Numerous thoughts this week, spurred quite naturally by the fact that a new year is (already?!) upon us. I’ve been thinking about all the big fashion moments this year (helpfully rounded up here). It’s been a year of dopamine dressing, trying to put the fun back into what we put on. Fashion to dance in, even! It’s been a year of reliable, future-proof choices – classics both “new” and enduring.
It all got me going about what ought to come next. Spring/Summer 2022 seems to be a season marked by optimism and liberation – which offers great vibes and plenty of options. But I want a little more direction. A plausible answer came to me earlier this week from two things. One: I was suddenly overcome with the desire to put on makeup and proper clothes. Two: I was thinking about the recent death of Joan Didion, who was an inspiration and North Star of journalistic and stylistic prose to countless writers.
Joan Didion as campaign model for Celine Spring/Summer 2015, lensed by Juergen Teller.

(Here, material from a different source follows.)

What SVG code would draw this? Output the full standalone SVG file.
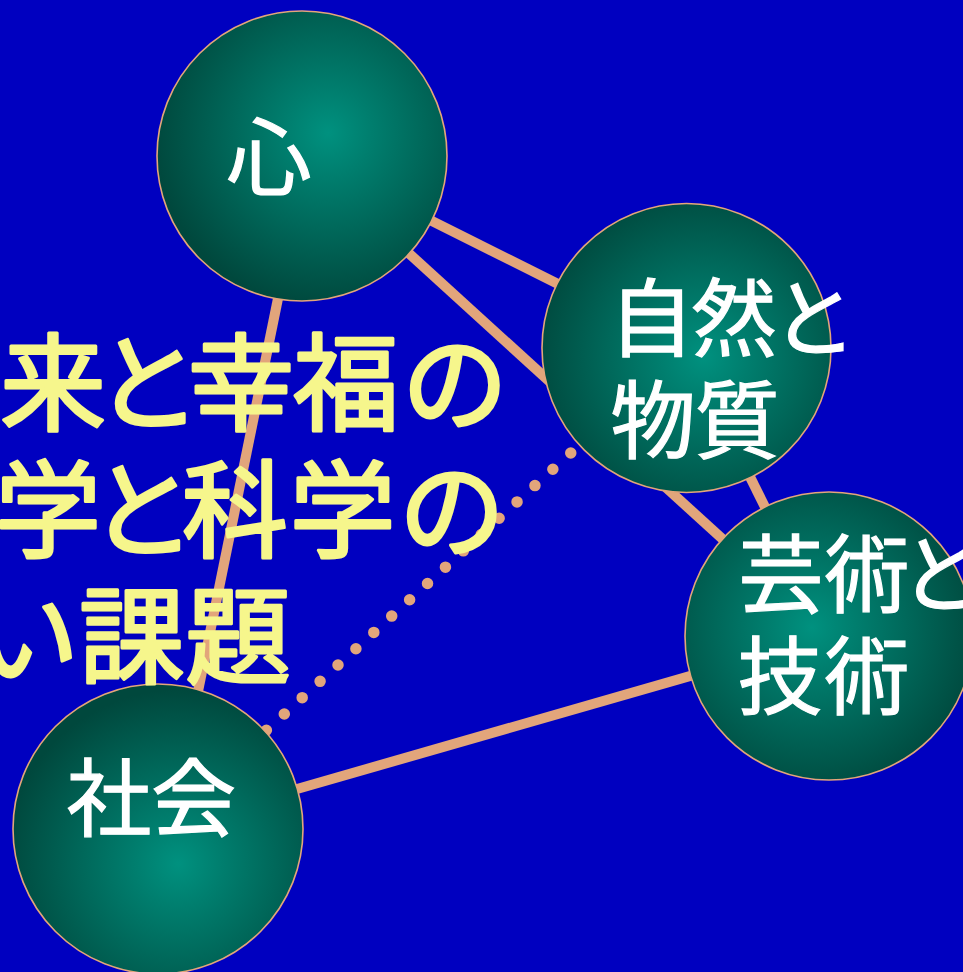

These two thoughts are incongruent, but they sort of joined when I got to wondering what Joan Didion might’ve worn while writing/working. We know for a fact that Didion worked at Vogue when she was younger, and learned the economy of language from writing fashion captions (ironically frivolous, but she’s got the range I suppose!). There’s also her infamous packing list from her 1979 essay collection The White Album. The wearables she included are as follows: “2 skirts; 2 jerseys or leotards; 1 pullover sweater; 2 pair shoes; stockings; bra; nightgown, robe, slippers”.

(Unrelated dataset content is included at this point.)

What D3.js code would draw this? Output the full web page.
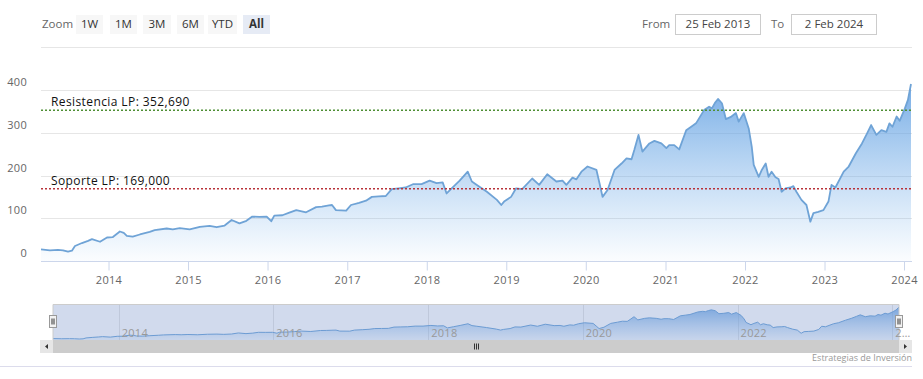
<!DOCTYPE html>
<html>
<head>
<meta charset="utf-8">
<script src="https://cdn.jsdelivr.net/npm/d3@7"></script>
<style>
  html, body { margin: 0; padding: 0; background: #fff; }
  svg { display: block; font-family: "Open Sans", "Noto Sans", sans-serif; }
</style>
</head>
<body>
<svg id="chart" width="923" height="379"></svg>
<script>
// ---------- DATA ----------
const dates = [
  "2013-02-25","2013-04-07","2013-05-14","2013-06-06","2013-06-29","2013-07-17","2013-07-31","2013-09-01","2013-09-29","2013-10-17","2013-11-23","2013-12-25",
  "2014-01-21","2014-02-22","2014-03-12","2014-03-26","2014-04-22","2014-05-25","2014-07-09","2014-08-01","2014-09-25","2014-10-23","2014-11-24",
  "2015-01-09","2015-02-24","2015-04-10","2015-05-12","2015-06-18","2015-07-20","2015-08-25","2015-09-26","2015-10-23","2015-11-24","2015-12-28",
  "2016-01-18","2016-02-01","2016-03-09","2016-04-10","2016-05-12","2016-06-26","2016-08-11","2016-09-07","2016-10-09","2016-10-23","2016-11-10","2016-12-27",
  "2017-01-18","2017-02-24","2017-03-28","2017-04-24","2017-05-26","2017-06-27","2017-07-24","2017-08-25","2017-09-26","2017-11-01","2017-12-08",
  "2018-01-14","2018-02-15","2018-03-15","2018-04-02","2018-04-30","2018-06-01","2018-07-08","2018-07-27","2018-08-19","2018-10-04","2018-11-19","2018-12-09","2018-12-22",
  "2019-01-23","2019-02-15","2019-03-15","2019-04-30","2019-06-01","2019-07-08","2019-08-19","2019-09-16","2019-10-04","2019-11-01","2019-11-19","2019-12-12",
  "2020-01-09","2020-02-19","2020-03-04","2020-03-18","2020-04-10","2020-05-12","2020-06-13","2020-07-06","2020-07-29","2020-08-11","2020-08-30","2020-09-17","2020-10-19","2020-11-11","2020-12-13",
  "2021-01-05","2021-01-18","2021-02-10","2021-03-05","2021-04-06","2021-04-29","2021-05-21","2021-06-27","2021-07-20","2021-08-02","2021-08-16","2021-08-30","2021-09-17","2021-10-05","2021-10-28","2021-11-20","2021-12-03","2021-12-26",
  "2022-01-18","2022-02-01","2022-02-10","2022-03-05","2022-03-19","2022-04-06","2022-04-19","2022-05-03","2022-05-21","2022-06-04","2022-06-18","2022-07-06","2022-07-29","2022-08-11","2022-08-25","2022-09-17","2022-10-10","2022-10-28","2022-11-11","2022-12-03","2022-12-27",
  "2023-01-19","2023-02-02","2023-02-20","2023-03-30","2023-04-22","2023-05-25","2023-06-22","2023-07-16","2023-08-03","2023-08-27","2023-09-19","2023-10-12","2023-10-26","2023-11-09","2023-11-28","2023-12-12",
  "2024-01-05","2024-01-19","2024-02-02"
];
const values = [
  27,25,26,25,22,24,35,42,47,51,45,55,
  56,69,66,59,57,62,68,72,76,74,77,
  74,80,82,79,83,96,88,94,104,103,104,
  93,106,107,113,119,114,126,127,130,131,119,118,
  131,136,141,150,151,152,168,170,172,180,180,
  188,182,184,158,172,188,209,186,178,162,143,131,139,
  150,170,168,193,178,203,186,188,178,195,191,209,
  221,213,182,150,166,213,228,240,238,260,295,256,275,281,275,
  264,271,271,261,306,314,322,353,361,357,370,379,369,332,337,346,326,346,
  310,267,225,197,213,228,197,209,196,192,162,170,172,175,162,143,131,92,112,115,119,
  139,178,172,209,221,252,275,299,318,295,306,302,322,314,338,328,
  357,377,414
];
const yTicks = [0, 100, 200, 300, 400, 500];
const plotLineValues = [352.69, 169];
const plotLineLabels = ["Resistencia LP: 352,690", "Soporte LP: 169,000"];
const plotLineColors = ["#4f8f35", "#b8333a"];
const zoomButtons = ["1W", "1M", "3M", "6M", "YTD", "All"];
const fromLabel = "25 Feb 2013";
const toLabel = "2 Feb 2024";
const creditText = "Estrategias de Inversión";

// ---------- SETUP ----------
const parse = d3.timeParse("%Y-%m-%d");
const data = dates.map((d, i) => ({ date: parse(d), value: values[i] }));
const svg = d3.select("#chart");

const plot = { left: 41, right: 911, top: 47.25, bottom: 261 };
const x = d3.scaleTime().domain([data[0].date, data[data.length - 1].date]).range([plot.left, plot.right]);
const y = d3.scaleLinear().domain([0, 500]).range([plot.bottom, plot.top]);

const defs = svg.append("defs");
const grad = defs.append("linearGradient").attr("id", "areaGrad")
  .attr("gradientUnits", "userSpaceOnUse").attr("x1", 0).attr("x2", 0)
  .attr("y1", 80).attr("y2", plot.bottom);
grad.append("stop").attr("offset", "0%").attr("stop-color", "#5b9be0").attr("stop-opacity", 0.85);
grad.append("stop").attr("offset", "100%").attr("stop-color", "#7cb5ec").attr("stop-opacity", 0.03);

const ngrad = defs.append("linearGradient").attr("id", "navGrad")
  .attr("gradientUnits", "userSpaceOnUse").attr("x1", 0).attr("x2", 0)
  .attr("y1", 305).attr("y2", 340);
ngrad.append("stop").attr("offset", "0%").attr("stop-color", "#5b9be0").attr("stop-opacity", 0.8);
ngrad.append("stop").attr("offset", "100%").attr("stop-color", "#7cb5ec").attr("stop-opacity", 0.1);

// ---------- GRID ----------
svg.append("g").selectAll("line").data(yTicks).join("line")
  .attr("x1", plot.left).attr("x2", 912)
  .attr("y1", d => Math.round(y(d)) + 0.5).attr("y2", d => Math.round(y(d)) + 0.5)
  .attr("stroke", "#e6e6e6").attr("stroke-width", 1);

// y labels (500 hidden as in reference)
svg.append("g").selectAll("text").data(yTicks.filter(d => d < 500)).join("text")
  .attr("x", 27).attr("y", d => y(d) - 4)
  .attr("text-anchor", "end").attr("font-size", 11).attr("fill", "#666").attr("letter-spacing", "0.3px")
  .text(d => d);

// ---------- AREA ----------
const area = d3.area().x(d => x(d.date)).y0(y(0)).y1(d => y(d.value));
const line = d3.line().x(d => x(d.date)).y(d => y(d.value));
svg.append("path").datum(data).attr("d", area).attr("fill", "url(#areaGrad)");
svg.append("path").datum(data).attr("d", line).attr("fill", "none")
  .attr("stroke", "#6fa3d6").attr("stroke-width", 1.8).attr("stroke-linejoin", "round");

// ---------- X AXIS ----------
const xAxis = d3.axisBottom(x).ticks(d3.timeYear.every(1)).tickFormat(d3.timeFormat("%Y")).tickSize(9).tickPadding(6);
const gx = svg.append("g").attr("transform", `translate(0,${plot.bottom + 0.5})`).call(xAxis);
gx.select(".domain").attr("d", `M${plot.left},0H912`).attr("stroke", "#ccd6eb");
gx.selectAll(".tick line").attr("stroke", "#ccd6eb");
gx.selectAll(".tick text").attr("fill", "#666").attr("font-size", 11)
  .attr("font-family", "'Open Sans', sans-serif").attr("letter-spacing", "0.3px");

// ---------- PLOT LINES ----------
const pl = svg.append("g");
plotLineValues.forEach((v, i) => {
  pl.append("line").attr("x1", plot.left).attr("x2", 912)
    .attr("y1", y(v)).attr("y2", y(v))
    .attr("stroke", plotLineColors[i]).attr("stroke-width", 1.3)
    .attr("stroke-dasharray", "2,2");
  pl.append("text").attr("x", 51).attr("y", y(v) - 4)
    .attr("font-size", 12).attr("letter-spacing", "0.4px").attr("fill", "#111").text(plotLineLabels[i]);
});

// ---------- RANGE SELECTOR ----------
svg.append("text").attr("x", 42).attr("y", 28).attr("font-size", 11.5).attr("fill", "#666").text("Zoom");
const btnX = [76, 110, 143, 177, 208, 243];
const btnW = [27, 27, 28, 27, 29, 27];
zoomButtons.forEach((b, i) => {
  const sel = i === zoomButtons.length - 1;
  svg.append("rect").attr("x", btnX[i]).attr("y", 15).attr("width", btnW[i]).attr("height", 19)
    .attr("fill", sel ? "#e6ebf5" : "#f7f7f7");
  svg.append("text").attr("x", btnX[i] + btnW[i] / 2).attr("y", 28)
    .attr("text-anchor", "middle").attr("font-size", 11.5)
    .attr("font-weight", sel ? "bold" : "normal").attr("fill", "#333").text(b);
});
svg.append("text").attr("x", 642).attr("y", 28).attr("font-size", 11.5).attr("fill", "#666").text("From");
svg.append("rect").attr("x", 675.5).attr("y", 14.5).attr("width", 85).attr("height", 20)
  .attr("fill", "#fff").attr("stroke", "#cccccc");
svg.append("text").attr("x", 718).attr("y", 28).attr("text-anchor", "middle").attr("font-size", 11.5).attr("fill", "#444").text(fromLabel);
svg.append("text").attr("x", 771).attr("y", 28).attr("font-size", 11.5).attr("fill", "#666").text("To");
svg.append("rect").attr("x", 791.5).attr("y", 14.5).attr("width", 85).attr("height", 20)
  .attr("fill", "#fff").attr("stroke", "#cccccc");
svg.append("text").attr("x", 834).attr("y", 28).attr("text-anchor", "middle").attr("font-size", 11.5).attr("fill", "#444").text(toLabel);

// ---------- NAVIGATOR ----------
const nav = { left: 53, right: 899, top: 304, bottom: 340 };
const xn = d3.scaleTime().domain(x.domain()).range([nav.left, nav.right]);
const yn = d3.scaleLinear().domain(d3.extent(values)).range([339, 307]);
const ng = svg.append("g");
const navTicks = xn.ticks(d3.timeYear.every(2));
ng.selectAll("line.ngrid").data(navTicks).join("line").attr("class", "ngrid")
  .attr("x1", d => Math.round(xn(d)) + 0.5).attr("x2", d => Math.round(xn(d)) + 0.5)
  .attr("y1", nav.top).attr("y2", nav.bottom).attr("stroke", "#e6e6e6");
const narea = d3.area().x(d => xn(d.date)).y0(nav.bottom).y1(d => yn(d.value));
const nline = d3.line().x(d => xn(d.date)).y(d => yn(d.value));
ng.append("path").datum(data).attr("d", narea).attr("fill", "url(#navGrad)");
ng.append("path").datum(data).attr("d", nline).attr("fill", "none").attr("stroke", "#6fa6da").attr("stroke-width", 1);
// selection mask (full range selected)
ng.append("rect").attr("x", nav.left).attr("y", nav.top).attr("width", nav.right - nav.left).attr("height", nav.bottom - nav.top)
  .attr("fill", "rgba(102,133,194,0.3)");
ng.append("path").attr("d", `M40,${nav.bottom + 0.5}H${nav.left}V${nav.top + 0.5}H${nav.right}V${nav.bottom + 0.5}H912`)
  .attr("fill", "none").attr("stroke", "#cccccc");
// nav labels
const navFmt = d3.timeFormat("%Y");
ng.selectAll("text").data(navTicks).join("text")
  .attr("x", d => xn(d) + 3).attr("y", 337)
  .attr("font-size", 11).attr("fill", "#999").attr("letter-spacing", "0.3px")
  .text(d => (xn(d) > 880 ? navFmt(d).slice(0, 1) + "…" : navFmt(d)));
// handles
[nav.left, nav.right].forEach(hx => {
  const hg = ng.append("g").attr("transform", `translate(${Math.round(hx) - 3.5},315.5)`);
  hg.append("rect").attr("width", 7).attr("height", 12).attr("fill", "#f2f2f2").attr("stroke", "#999");
  hg.append("line").attr("x1", 2.5).attr("x2", 2.5).attr("y1", 3).attr("y2", 9).attr("stroke", "#333");
  hg.append("line").attr("x1", 4.5).attr("x2", 4.5).attr("y1", 3).attr("y2", 9).attr("stroke", "#333");
});

// ---------- SCROLLBAR ----------
const sb = svg.append("g");
sb.append("rect").attr("x", 40).attr("y", 340).attr("width", 872).attr("height", 13).attr("fill", "#f2f2f2");
sb.append("rect").attr("x", 53).attr("y", 340).attr("width", 846).attr("height", 13).attr("fill", "#cccccc");
sb.append("rect").attr("x", 40).attr("y", 340).attr("width", 13).attr("height", 13).attr("fill", "#e6e6e6");
sb.append("rect").attr("x", 899).attr("y", 340).attr("width", 13).attr("height", 13).attr("fill", "#e6e6e6");
sb.append("path").attr("d", "M48,344L45,346.5L48,349Z").attr("fill", "#333");
sb.append("path").attr("d", "M904,344L907,346.5L904,349Z").attr("fill", "#333");
[-2, 0, 2].forEach(o => {
  sb.append("line").attr("x1", 476.5 + o).attr("x2", 476.5 + o).attr("y1", 343.5).attr("y2", 349.5)
    .attr("stroke", "#333").attr("stroke-width", 1);
});

// ---------- CREDITS & FRAME ----------
svg.append("text").attr("x", 912).attr("y", 361).attr("text-anchor", "end")
  .attr("font-size", 9).attr("fill", "#999").text(creditText);
svg.append("line").attr("x1", 0).attr("x2", 912).attr("y1", 366.5).attr("y2", 366.5).attr("stroke", "#dcdcec");
</script>
</body>
</html>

Feasible then, that she might have lounged and drafted in a nightgown or a robe. But the discipline and rigour of her writing suggest to me the opposite: the skirts, jerseys, sweaters and shoes seem likelier. This was, after all, a writer who at age 15 typed out sentences from Hemingway to understand how his prose worked.

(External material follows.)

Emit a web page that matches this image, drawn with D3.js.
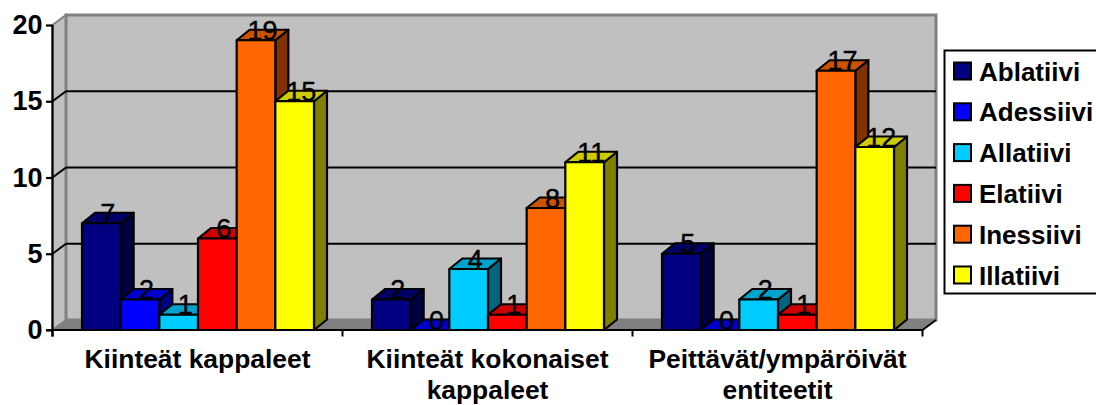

There is something quite alluring about being at work. And I don’t mean in the humdrum labour sense. I mean being productive, doing something, making things happen, getting things moving, and so on. I find people who are good at what they do endlessly fascinating – seriously, find a specialist and ask them questions! – and they have a kind of style that arises from substance.
Two other things happened that helped solidify my thoughts. First: I encountered some insipid marketing copy online about faux-rugged streetwear that said “workwear has never looked this good”. Yuck! Phoney, and not in a good way. Two: I went into the Prada boutique at Ion Orchard. (Highly recommended when desire flags a little and you need an aesthetic pick-me-up!) In there, I saw THIS BEAUTY.
When I tell you I was floored, stunned, gobsmacked! Miraculously, the oracles at Prada had discerned and put describable form to my yearning. Like a beam of light cutting through shadowy clouds, I now had the words for it: I simply want to get back to business. The bag becomes a starting point for this idea. Briefcase-like, at home on the elbow of a powerful woman in business (or law? Not to get too corporate here) who needs a handsome tote that conveys her seriousness. Importantly: seriously chic, NOT stuffy.
Of course, I got sidetracked after the revelation at Prada and saw this adorably flippant dog figurine from Faure Le Page. Hard luxury brands make some of the darnedest and cutest novelty creations… a bicycle from Hermes, for example. But that is a topic for another day.
Like the topic of this week’s edition, we ought to nod coolly and passingly at the digression and get BACK TO BUSINESS. There is an archetype of the capable-powerful-person-at-work, but you don’t have to go all in and make it a total look. I certainly will not. What I do believe in, however, is the talismanic power of one or two carefully-chosen accessories (items of interest, if you will) to help these thoughts take off in reality.